Celebrity surrounds us, from film to sports, from Facebook to fashion, from TV to Twitter, permeating our lives with a glamour, allure, chance and possibility.
But beyond this glittering surface, celebrity reveals key insights into how we see ourselves; our psychological desires, social needs and economic wants. Who we admire, model ourselves upon and aspire to be, reveal what we think about ourselves on a deep and profound level.
A reality TV star has just become the 45th President of the United States of America, in no small part due to his celebrity status and grasp of the media. Celebrity culture can no longer be viewed as harmless entertainment for the masses, it has real, deep and long lasting effects on culture, history, ethics and the populace.
Celebrities are reverred with a Godlike status possessing a cultural authority to act as spokespeople, commentators, role models, brand ambassadors and political advocates. They serve for many as the arbiters of taste, morality and public opinion. Celebrity illuminates massive shifts in contemporary culture, and plays a key role in shaping todays world through consumerism, the media and politics.
A recent study by Yalda T. Uhls and Dr. Patricia Greenfield at the UCLA campus of the Children’s Digital Media Center@LA, published in the Journal of Cyberpsychology in 2007, reveals that children just want to be famous. Apparently the days when children wanted to grow up to be astronauts, doctors or firemen are well and truly over. Now they want to be actors, singers or YouTube personalities. The study indicates an extraordinary shift in attitudes, values and beliefs. In 1997, the dominant values (as judged by an adult audience) expressed by the shows most popular among 9 to 11 year-olds were community feeling, followed by benevolence. Fame came at 15 out of the 16 values tested. By 2007 fame came first, followed by achievement, image, popularity and financial success. Community feeling had fallen to 11th, benevolence to 12th.

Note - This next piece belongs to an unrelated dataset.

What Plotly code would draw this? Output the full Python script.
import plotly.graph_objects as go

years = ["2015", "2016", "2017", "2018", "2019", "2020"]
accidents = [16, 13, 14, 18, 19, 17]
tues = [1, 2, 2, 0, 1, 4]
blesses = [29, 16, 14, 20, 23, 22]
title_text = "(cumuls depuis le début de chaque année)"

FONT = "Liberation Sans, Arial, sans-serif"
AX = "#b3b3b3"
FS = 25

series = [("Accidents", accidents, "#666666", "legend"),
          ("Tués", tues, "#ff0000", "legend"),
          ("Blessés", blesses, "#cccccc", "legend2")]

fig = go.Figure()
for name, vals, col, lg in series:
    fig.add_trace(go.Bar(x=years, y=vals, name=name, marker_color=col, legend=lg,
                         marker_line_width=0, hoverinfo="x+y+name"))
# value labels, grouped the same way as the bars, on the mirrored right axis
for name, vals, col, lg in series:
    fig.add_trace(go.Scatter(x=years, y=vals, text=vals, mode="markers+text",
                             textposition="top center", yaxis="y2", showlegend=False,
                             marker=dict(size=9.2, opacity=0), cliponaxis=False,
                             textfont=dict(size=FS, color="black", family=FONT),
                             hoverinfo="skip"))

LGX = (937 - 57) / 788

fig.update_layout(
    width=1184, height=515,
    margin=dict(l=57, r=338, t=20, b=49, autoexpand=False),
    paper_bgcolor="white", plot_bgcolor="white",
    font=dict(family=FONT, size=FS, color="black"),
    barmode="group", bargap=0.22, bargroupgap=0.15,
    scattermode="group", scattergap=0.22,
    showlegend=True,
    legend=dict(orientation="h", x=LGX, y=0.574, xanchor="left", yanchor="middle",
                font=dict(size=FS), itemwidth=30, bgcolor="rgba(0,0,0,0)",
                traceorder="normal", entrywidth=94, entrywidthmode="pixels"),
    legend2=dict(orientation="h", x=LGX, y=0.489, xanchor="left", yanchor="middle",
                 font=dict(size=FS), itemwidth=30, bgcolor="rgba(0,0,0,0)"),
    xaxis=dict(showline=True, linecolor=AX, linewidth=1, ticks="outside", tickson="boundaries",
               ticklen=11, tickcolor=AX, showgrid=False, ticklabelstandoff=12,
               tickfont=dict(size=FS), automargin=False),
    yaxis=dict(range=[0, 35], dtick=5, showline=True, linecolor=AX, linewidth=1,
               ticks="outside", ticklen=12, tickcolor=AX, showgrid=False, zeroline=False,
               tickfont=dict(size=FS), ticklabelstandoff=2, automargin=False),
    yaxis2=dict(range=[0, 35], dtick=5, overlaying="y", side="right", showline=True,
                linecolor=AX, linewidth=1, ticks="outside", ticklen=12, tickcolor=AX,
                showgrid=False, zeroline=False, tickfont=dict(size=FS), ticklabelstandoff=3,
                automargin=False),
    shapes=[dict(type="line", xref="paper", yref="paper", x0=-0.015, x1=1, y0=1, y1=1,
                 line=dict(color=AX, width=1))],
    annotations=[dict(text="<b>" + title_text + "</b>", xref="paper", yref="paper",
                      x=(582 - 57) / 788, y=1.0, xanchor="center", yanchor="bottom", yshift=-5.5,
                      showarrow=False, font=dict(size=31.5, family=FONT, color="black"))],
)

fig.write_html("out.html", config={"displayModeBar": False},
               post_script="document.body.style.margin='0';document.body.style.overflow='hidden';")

Interestingly the reality TV show Keeping Up With the Kardashians debuted in 2007. President Barack Obama only recently said that shows like KUWTK are to blame for corrupting our children’s values. Replacing honour, respect and hard work principles with being rich and famous without really having done anything to justify that fame. The spirit of our times elevates and adores the famous for simply being famous creating a circle of aspiration and desire.
The rise of celebrity culture has long been cultivated by advertisers, marketers and the media with a clear goal; the more distant and impersonal corporations become, the more they rely on other people’s faces to connect them to their customers. Celebrites are ranked on a Global Celebrity Index and the most lucrative contracts are given to those celebrities due to their popularity and ability to represent the values and beliefs of the product they are selling. Their own personalities become secondary to their constructed image.

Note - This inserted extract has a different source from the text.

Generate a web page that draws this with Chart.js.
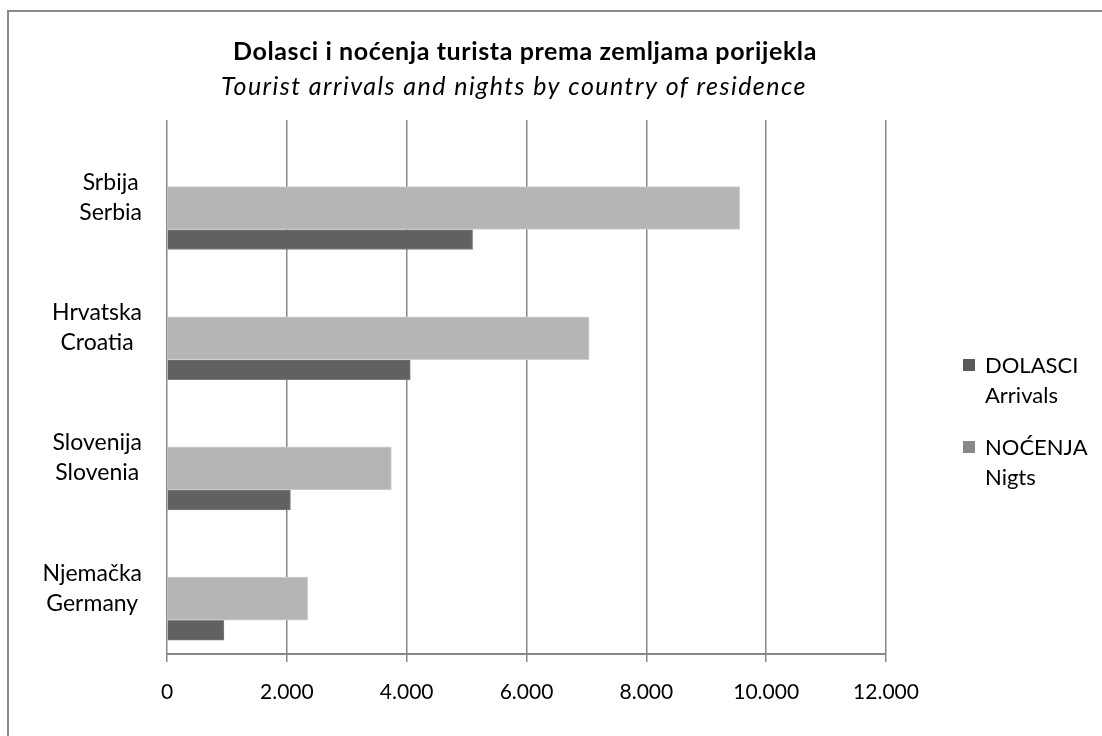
<!DOCTYPE html>
<html>
<head>
<meta charset="utf-8">
<script src="https://cdn.jsdelivr.net/npm/chart.js@4.4.1/dist/chart.umd.min.js"></script>
<style>
    html, body { margin: 0; padding: 0; background: #fff; }
    #wrap { width: 1102px; height: 736px; }
</style>
</head>
<body>
<div id="wrap"><canvas id="chart" width="1102" height="736"></canvas></div>
<script>
const titleText = "Dolasci i noćenja turista prema zemljama porijekla";
const subtitleText = "Tourist arrivals and nights by country of residence";

const categories = [
    ["Srbija", "Serbia"],
    ["Hrvatska", "Croatia"],
    ["Slovenija", "Slovenia"],
    ["Njemačka", "Germany"]
];
const arrivals = [5100, 4060, 2060, 950];
const nights = [9560, 7045, 3745, 2350];

const arrivalsLegend = ["DOLASCI", "Arrivals"];
const nightsLegend = ["NOĆENJA", "Nigts"];

const xMax = 12000;
const xStep = 2000;

const FONT = "Lato, 'Open Sans', sans-serif";
const GRID = "#878787";

// label axis range, bar axis shifted a quarter band down (like Excel's secondary axis)
const yMin = -0.591, yMax = 3.51;
const barShift = 0.25;

function _thousands(v) {
    return String(v).replace(/\B(?=(\d{3})+(?!\d))/g, ".");
}

function _toPoints(values) {
    return values.map((v, i) => ({ x: v, y: i }));
}

function _fixRange(min, max) {
    return scale => {
        scale.min = min;
        scale.max = max;
    };
}

const decorPlugin = {
    id: "decor",
    beforeDraw(chart) {
        const ctx = chart.ctx;
        ctx.save();
        ctx.strokeStyle = "#8a8a8a";
        ctx.lineWidth = 2;
        ctx.beginPath();
        ctx.moveTo(8, 740);
        ctx.lineTo(8, 11);
        ctx.lineTo(1110, 11);
        ctx.stroke();
        ctx.restore();
    },
    afterDraw(chart) {
        const ctx = chart.ctx;
        const yScale = chart.scales.y;
        ctx.save();
        ctx.fillStyle = "#000";

        // title + subtitle
        ctx.textAlign = "center";
        ctx.textBaseline = "alphabetic";
        ctx.font = "bold 25px " + FONT;
        ctx.letterSpacing = "0.6px";
        ctx.fillText(titleText, 525, 60);
        ctx.font = "italic 25px " + FONT;
        ctx.letterSpacing = "1.45px";
        ctx.fillText(subtitleText, 514, 95);
        ctx.letterSpacing = "0px";

        // category labels, each block centred, right edge near x=142
        ctx.font = "23px " + FONT;
        categories.forEach((lines, i) => {
            const c = yScale.getPixelForValue(i);
            const w = Math.max(...lines.map(l => ctx.measureText(l).width));
            const cx = 142 - w / 2;
            lines.forEach((l, j) => {
                ctx.fillText(l, cx, c - 7 + j * 30);
            });
        });

        // legend
        ctx.font = "22px " + FONT;
        const legendTop = [359, 441];
        ctx.textAlign = "left";
        chart.data.datasets.forEach((ds, k) => {
            const top = legendTop[k];
            ctx.fillStyle = ds.legendColor;
            ctx.fillRect(963, top, 12, 12);
            ctx.fillStyle = "#000";
            ds.legendLines.forEach((l, j) => {
                ctx.fillText(l, 985, top + 14 + j * 30);
            });
        });
        ctx.restore();
    }
};

const ctx = document.getElementById("chart");

new Chart(ctx, {
    type: "bar",
    data: {
        datasets: [
            {
                label: arrivalsLegend.join(" "),
                legendLines: arrivalsLegend,
                legendColor: "#5a5a5a",
                data: _toPoints(arrivals),
                backgroundColor: "#616161",
                borderColor: "#7c7c7c",
                borderWidth: 1,
                barThickness: 20,
                order: 1,
                xAxisID: "x",
                yAxisID: "yb"
            },
            {
                label: nightsLegend.join(" "),
                legendLines: nightsLegend,
                legendColor: "#888888",
                data: _toPoints(nights),
                backgroundColor: "#b4b5b4",
                borderColor: "#d2d2d2",
                borderWidth: 1,
                barThickness: 43,
                order: 0,
                xAxisID: "x",
                yAxisID: "yb"
            }
        ]
    },
    options: {
        indexAxis: "y",
        responsive: false,
        animation: false,
        layout: {
            padding: { top: 120, right: 216, left: 0, bottom: 0 }
        },
        plugins: {
            legend: { display: false },
            title: { display: false },
            tooltip: { enabled: false }
        },
        scales: {
            x: {
                type: "linear",
                position: "bottom",
                min: 0,
                max: xMax,
                ticks: {
                    stepSize: xStep,
                    color: "#000",
                    font: { family: FONT, size: 21 },
                    padding: 18,
                    maxRotation: 0,
                    callback: v => _thousands(v)
                },
                grid: {
                    color: GRID,
                    lineWidth: 1.5,
                    drawTicks: true,
                    tickLength: 8
                },
                border: { display: true, color: GRID, width: 2 },
                afterFit: scale => { scale.height = 82; }
            },
            y: {
                type: "linear",
                position: "left",
                reverse: true,
                offset: false,
                bounds: "data",
                min: yMin,
                max: yMax,
                ticks: { display: false },
                grid: { display: false },
                border: { display: false },
                afterBuildTicks: _fixRange(yMin, yMax),
                afterFit: scale => { scale.width = 167; }
            },
            yb: {
                type: "linear",
                position: "left",
                display: false,
                reverse: true,
                offset: false,
                bounds: "data",
                min: yMin - barShift,
                max: yMax - barShift,
                afterBuildTicks: _fixRange(yMin - barShift, yMax - barShift)
            }
        }
    },
    plugins: [decorPlugin]
});
</script>
</body>
</html>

Celebrity is also incredibly distracting. A paper published in the International Journal of Cultural Studies revealed that those interested in celebrity gossip are three times less likely to be interested in other news and half as likely to be involved in community organisations. Moreover they are the least engaged with politics and world events, least likely to protest and least likely to vote.
In Donald Trump we can see the perfect fusion of the two main uses of celebrity culture: corporate interest and mass distraction. His public bravura and persona as friend and ally to the common man, mask his true intent and business interest. His links to global industry and commerce are immense but well hidden by his distracting, loud and overwhelming personality. A TV presenter on the Apprentice has effectively shouted his way into the White House.